The Economist’s front page three weeks ago about “the coming food crisis” has been retweeted countless times. The whole world is concerned about the rise in prices not only of products such as corn and wheat, but also of fertilizers, which threatens to reduce future plantings and harvests. Peru, says the magazine, is one of the countries that will be most affected.
In the face of farmers’ protests in the interior of the country, the government has taken (or tried to take) measures to deal with the crisis. It has announced the purchase of fertilizers for S/348 million and has formed a commission – of high level, of course – to “guarantee the continuity of agricultural production”.
What can be expected from that commission? It seems to us that nothing. The market is an efficient machinery, both in normal times and in times of crisis, to coordinate the production, distribution and consumption of all kinds of products, including agricultural inputs. The rise in the international price of urea, for example, is nothing more than a sign that there is less urea available in the world and that it is necessary – or rather, inevitable – to reduce its consumption. The price increase fulfills the function of concentrating this reduction where it causes less damage to production: in the fields that can most easily substitute urea for another fertilizer or replace their crops with others that require less fertilizer.

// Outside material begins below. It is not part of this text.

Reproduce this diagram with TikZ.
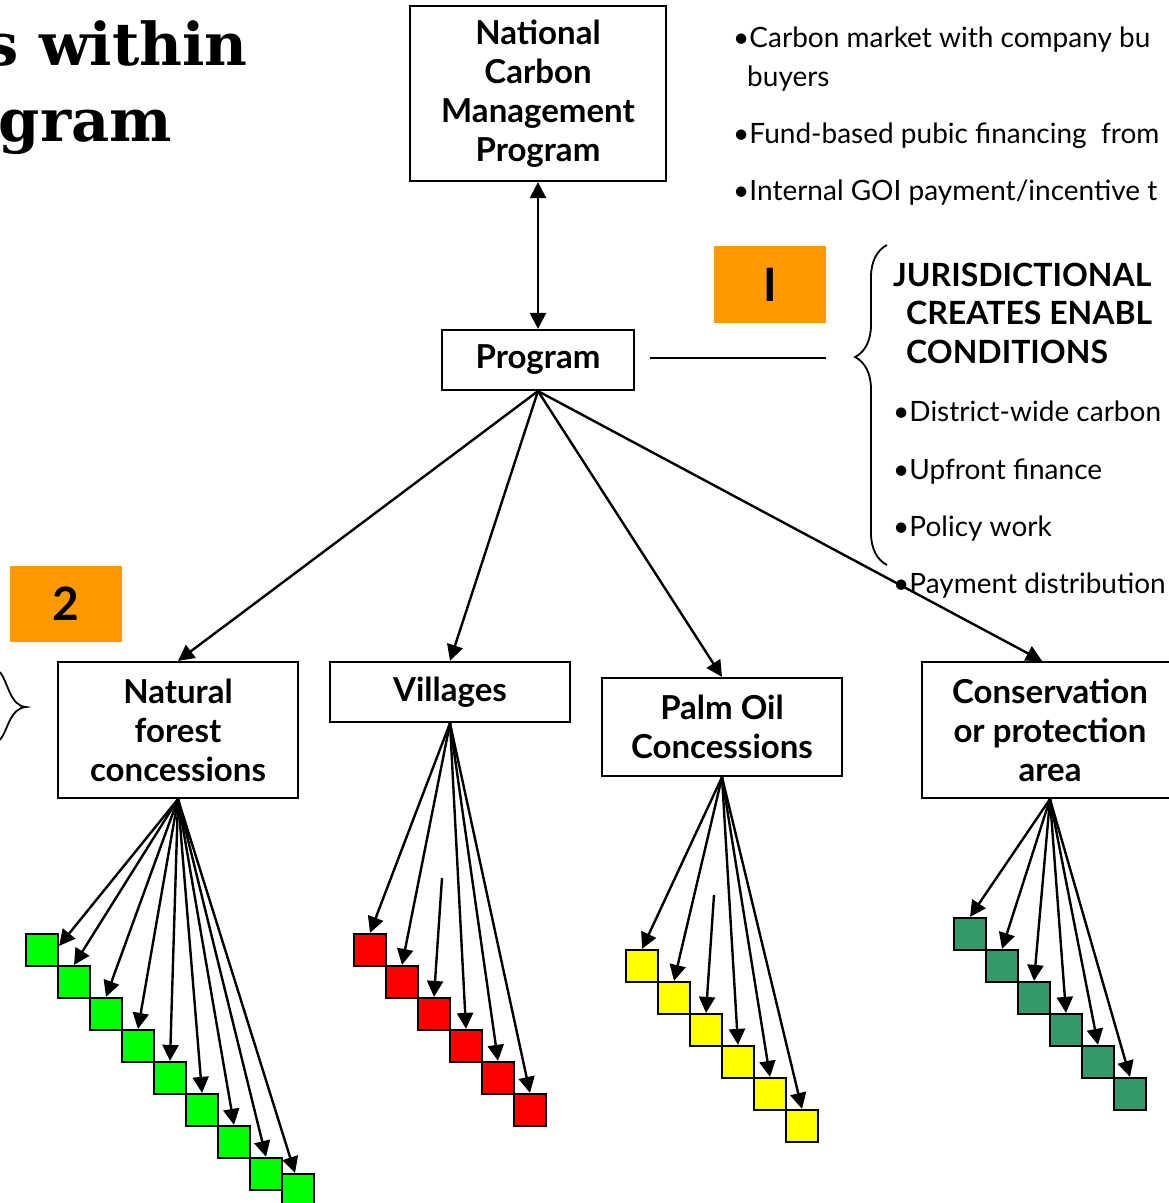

There will be some farmers who cannot do either and whose fate would be to stop farming and be left without income. The government could, of course, help them; but the way to help them is not to give them an input that is scarce in the world today so that they can use it in a crop that, given the circumstances, is not economically justified. The best way to help them would be through a direct subsidy that partially – only partially – restores lost income. It is not an easy task because it is susceptible to political patronage and corruption, but the alternative of handing out free urea is too. To avoid that, a commission would serve, especially one that includes people outside the government.
To buy and distribute fertilizers, on the other hand, a government commission is of little use. We have already seen how the government canceled one tender, postponed another and has just chosen a supplier that will deliver 40,000 tons just in five weeks. Meanwhile, the distributors that are in this business have already imported 50,000 tons of urea and potassium chloride, which would be enough for the start of the agricultural campaign that begins in August, according to the manager of the largest of these distributors. It can also be assumed that they have the distribution networks so that the fertilizers reach where they are needed.
How can the global shortage of urea affect Peruvian agriculture? Hard to say. It will depend on the possibilities of substitution of fertilizers and crops. Some can be replaced faster than others. Doomsday predictions based on falling fertilizer imports – 33% between January and April compared to the same period last year – are, however, almost certainly wrong because they ignore farmers’ ability to adapt.
As for consumers, they will surely find less of some products, but more of others (because of crop substitution, precisely). The former will tend to rise in price, but the increases will be moderated by imports, to the extent that we keep our market open. The worst mistake in a time of crisis would be to close off international trade.